Substack

Friday, December 5, 2008

Managing a Foreign Policy Stalemate

The Indian Government has asked the Pakistan Government to extradite some of the top extremists, including Dawood Ibrahim and the LeT chief Maulana Masood Azhar, wanted in India for terrorist attacks on Indian soil. The Pakistani Government has predictably enough refused. Both countries have taken public stances on these issues and effectively boxed themselves into two corners from where a modus vivendi appears remote. The public quibbling over the veracity of the evidence incriminating these extremists is clearly a smokescreen to paper over the reality. We have a classic foreign policy stalemate.

Let us analyze the stalemate. In the face of mounting public opposition and evidence linking the Mumbai attacks to Pakistan, Indian Government has little choice but to demand action against the perpetrators, now freely moving within Pakistan. The continuing strong influence of the army and the counter-intelligence agency ISI in the domestic political balance of power in the country, ensures that it will be impossible for any Pakistani Government to hand over these terrorists to India. In fact, given the long and dirty history of the army and ISI using these extremists to forment civil strife in India, it will be suicidal for any Pakistani establishment (now or later) to hand over them.

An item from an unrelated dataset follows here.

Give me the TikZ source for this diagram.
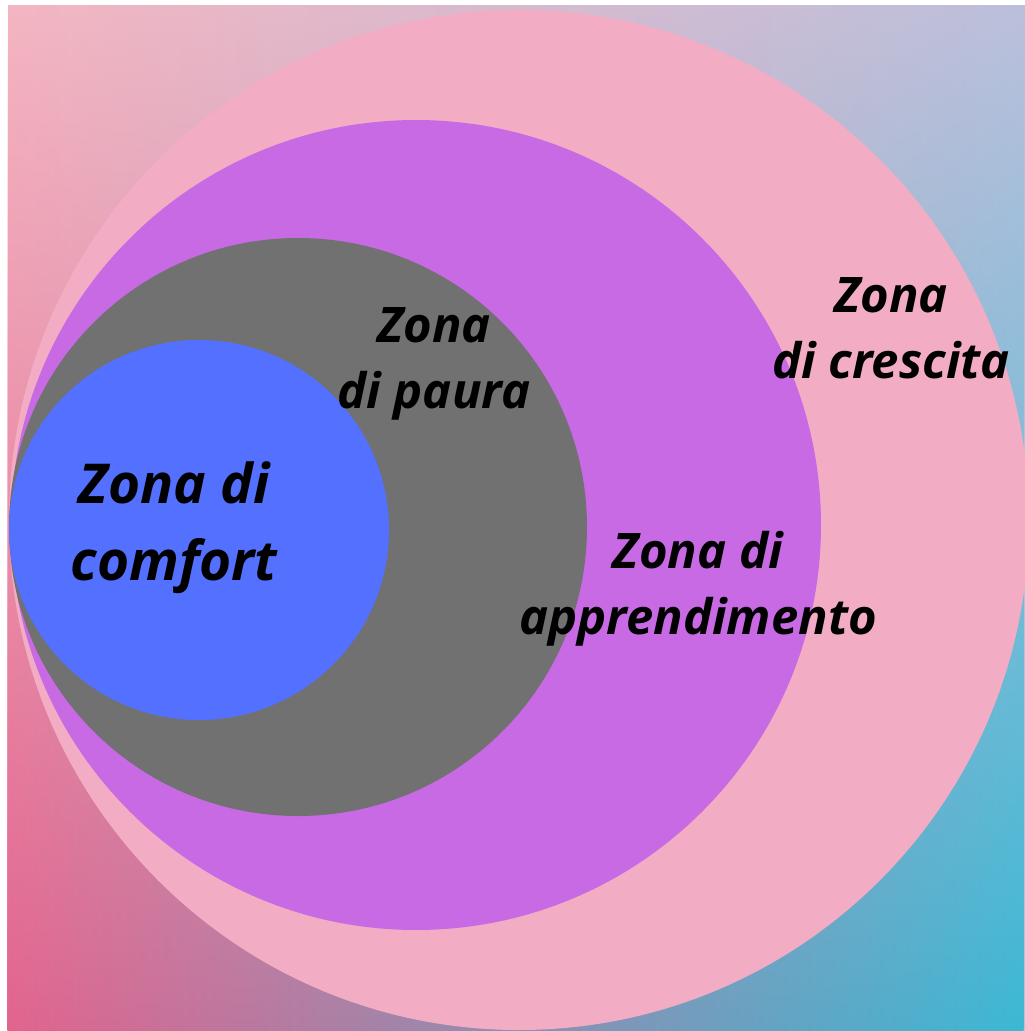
\documentclass[tikz,border=0pt]{standalone}
\usepackage{fontspec}
\setmainfont{Open Sans}
\usetikzlibrary{fadings}
\definecolor{crescita}{HTML}{F2ADC4}
\definecolor{appr}{HTML}{C86AE4}
\definecolor{paura}{HTML}{717171}
\definecolor{comfortc}{HTML}{5470FE}
\definecolor{bgTL}{HTML}{F4B6C2}
\definecolor{bgTM}{HTML}{DCA6C8}
\definecolor{bgTR}{HTML}{BCC0DC}
\definecolor{bgBL}{HTML}{E2648E}
\definecolor{bgBM}{HTML}{9A72B8}
\definecolor{bgBR}{HTML}{3CB8D4}
\tikzset{
  zone/.style={draw=none},
  zlabel/.style={font=\bfseries\itshape\fontsize{49}{66}\selectfont, align=center, text=black, inner sep=0pt},
  zbig/.style={font=\bfseries\itshape\fontsize{55}{77}\selectfont, align=center, text=black, inner sep=0pt}
}
\begin{document}
\begin{tikzpicture}[x=1pt,y=-1pt]
\useasboundingbox (0,0) rectangle (1025,1031);
\fill[white] (0,0) rectangle (1025,1031);
\shade[left color=bgTL, middle color=bgTM, right color=bgTR] (8,5) rectangle (1025,1031);
\shade[left color=bgBL, middle color=bgBM, right color=bgBR, path fading=north] (8,5) rectangle (1025,1031);
% zones
\fill[zone, crescita] (519,520) circle[radius=510];
\fill[zone, appr] (416,525) circle[radius=405];
\fill[zone, paura] (298,527) circle[radius=289];
\fill[zone, comfortc] (199,530) circle[radius=190];
% labels
\node[zbig] (comfort) at (174,528) {Zona di\\comfort};
\node[zlabel] (paura) at (434,364) {Zona\\di paura};
\node[zlabel] (crescita) at (891,328) {Zona\\di crescita};
\node[zlabel] (appr) at (698,589) {Zona di\\apprendimento};
\end{tikzpicture}
\end{document}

In other words, India wants action taken against these terrorists while Pakistan cannot afford to let India lay its hands on these terrorists. These are core realities that cannot be wished away. We have a classic game theoretic framework, where two agents are facing each other with each one expecting the other to blink first. India threatens to go to war if its demand is not met, while Pakistan refuses to hand over the extremists. Any solution has to be achieved keeping in mind this contextual framework.

The only solution appears to be one where Pakistan puts these extremists under trial and take strong action against them (including if need be execution), without handing over them to India. This could satisfy both countries, without compromising on their core public positions. If the Pakistani Government is reluctant to put them under trial within the country, then they can be tried in a third country (like US). The trial and punishment to these elements will also go a long way in helping Pakistan make a break with its unsavoury past.

Incidentally, the army and intelligence agencies within many countries have a tried and tested method for disposing off such past friends who have now become liabilities - bump them off! Such instances, where the trial of rogue elements whose testimony can create domestic political problems within a country, highlights the utility of a formal international mechanism to facilitate secret trials in third countries.

All of this ofcourse pre-supposes that the Pakistani Government is no longer involved in supporting extremist activities in India. If Pakistan is continuing to provide material support for terrorism on Indian soil (and if this is true, then we can safely conclude that the army and other rogue elements are running the Pakistani State and the civilian Government is a mere facade), then it is different matter and it will be naive for the Indian Government to expect that diplomacy will achieve the desired objective. A military solution (either directly or through the US) will be the only alternative left. The other alternative would be for a Noreiga-style abduction of these extremists from Pakistani soil by Indian intelligence agents!

As an afterthought, by prevaricating and delaying, India may have closed the option of airstrikes on targets in Pakistan. This option was open, without too much international outcry, only in the immediate aftermath of the terrorist attacks. A surgical strike in the first couple of days could have passed through without mch international opposition.